**Objective**
Reproduce every line of the listing as written, apart from the pictures.

**Stored records**
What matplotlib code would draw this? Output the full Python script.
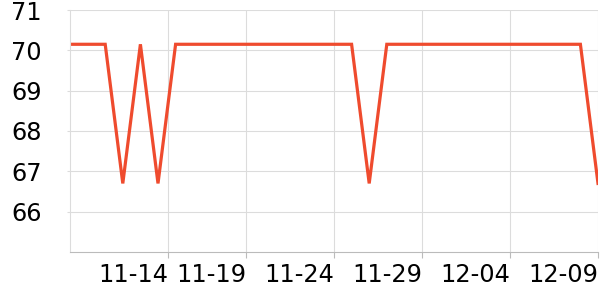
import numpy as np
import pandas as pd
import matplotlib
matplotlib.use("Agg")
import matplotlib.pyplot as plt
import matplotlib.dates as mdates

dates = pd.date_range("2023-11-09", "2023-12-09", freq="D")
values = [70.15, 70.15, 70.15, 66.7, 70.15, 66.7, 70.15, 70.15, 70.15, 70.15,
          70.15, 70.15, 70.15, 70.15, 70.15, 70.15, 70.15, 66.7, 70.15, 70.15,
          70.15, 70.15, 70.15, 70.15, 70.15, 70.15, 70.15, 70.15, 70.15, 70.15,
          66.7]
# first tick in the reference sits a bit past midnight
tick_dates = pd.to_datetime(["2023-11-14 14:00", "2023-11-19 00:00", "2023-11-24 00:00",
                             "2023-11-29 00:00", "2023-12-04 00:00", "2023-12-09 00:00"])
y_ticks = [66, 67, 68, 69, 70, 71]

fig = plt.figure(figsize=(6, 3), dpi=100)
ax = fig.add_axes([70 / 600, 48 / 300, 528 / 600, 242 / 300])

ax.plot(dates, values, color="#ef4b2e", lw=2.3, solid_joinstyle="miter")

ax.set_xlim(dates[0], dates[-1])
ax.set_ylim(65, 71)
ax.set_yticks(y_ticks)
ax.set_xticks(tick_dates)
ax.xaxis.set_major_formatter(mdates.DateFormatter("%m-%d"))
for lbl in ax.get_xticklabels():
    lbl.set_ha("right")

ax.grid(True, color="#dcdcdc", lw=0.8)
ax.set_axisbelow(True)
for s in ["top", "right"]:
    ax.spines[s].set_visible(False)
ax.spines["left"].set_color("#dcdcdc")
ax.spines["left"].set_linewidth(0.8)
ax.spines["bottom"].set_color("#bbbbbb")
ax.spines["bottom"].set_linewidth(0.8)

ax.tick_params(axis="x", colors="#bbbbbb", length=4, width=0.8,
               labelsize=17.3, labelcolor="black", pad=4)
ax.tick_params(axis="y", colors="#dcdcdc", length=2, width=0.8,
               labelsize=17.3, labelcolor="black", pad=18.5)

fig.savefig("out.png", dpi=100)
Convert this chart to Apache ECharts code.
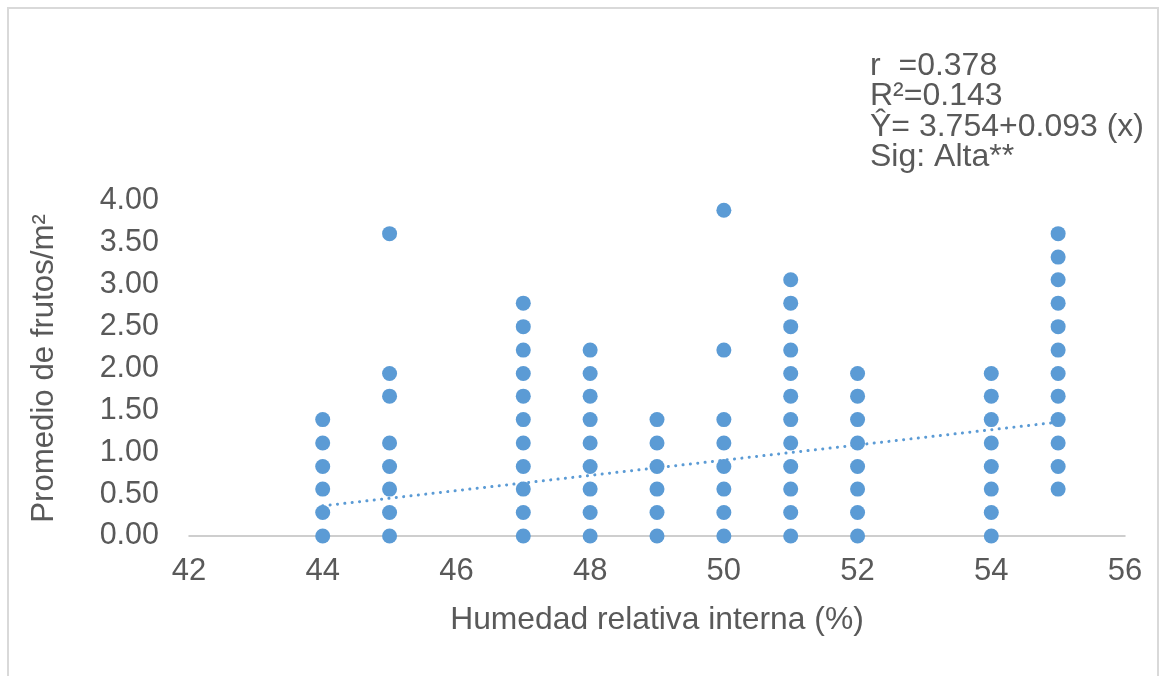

**Answer below**
What matplotlib code would draw this? Output the full Python script.
import numpy as np
import pandas as pd
import matplotlib
matplotlib.use("Agg")
import matplotlib.pyplot as plt
import matplotlib.dates as mdates

dates = pd.date_range("2023-11-09", "2023-12-09", freq="D")
values = [70.15, 70.15, 70.15, 66.7, 70.15, 66.7, 70.15, 70.15, 70.15, 70.15,
          70.15, 70.15, 70.15, 70.15, 70.15, 70.15, 70.15, 66.7, 70.15, 70.15,
          70.15, 70.15, 70.15, 70.15, 70.15, 70.15, 70.15, 70.15, 70.15, 70.15,
          66.7]
# first tick in the reference sits a bit past midnight
tick_dates = pd.to_datetime(["2023-11-14 14:00", "2023-11-19 00:00", "2023-11-24 00:00",
                             "2023-11-29 00:00", "2023-12-04 00:00", "2023-12-09 00:00"])
y_ticks = [66, 67, 68, 69, 70, 71]

fig = plt.figure(figsize=(6, 3), dpi=100)
ax = fig.add_axes([70 / 600, 48 / 300, 528 / 600, 242 / 300])

ax.plot(dates, values, color="#ef4b2e", lw=2.3, solid_joinstyle="miter")

ax.set_xlim(dates[0], dates[-1])
ax.set_ylim(65, 71)
ax.set_yticks(y_ticks)
ax.set_xticks(tick_dates)
ax.xaxis.set_major_formatter(mdates.DateFormatter("%m-%d"))
for lbl in ax.get_xticklabels():
    lbl.set_ha("right")

ax.grid(True, color="#dcdcdc", lw=0.8)
ax.set_axisbelow(True)
for s in ["top", "right"]:
    ax.spines[s].set_visible(False)
ax.spines["left"].set_color("#dcdcdc")
ax.spines["left"].set_linewidth(0.8)
ax.spines["bottom"].set_color("#bbbbbb")
ax.spines["bottom"].set_linewidth(0.8)

ax.tick_params(axis="x", colors="#bbbbbb", length=4, width=0.8,
               labelsize=17.3, labelcolor="black", pad=4)
ax.tick_params(axis="y", colors="#dcdcdc", length=2, width=0.8,
               labelsize=17.3, labelcolor="black", pad=18.5)

fig.savefig("out.png", dpi=100)
Convert this chart to Apache ECharts code.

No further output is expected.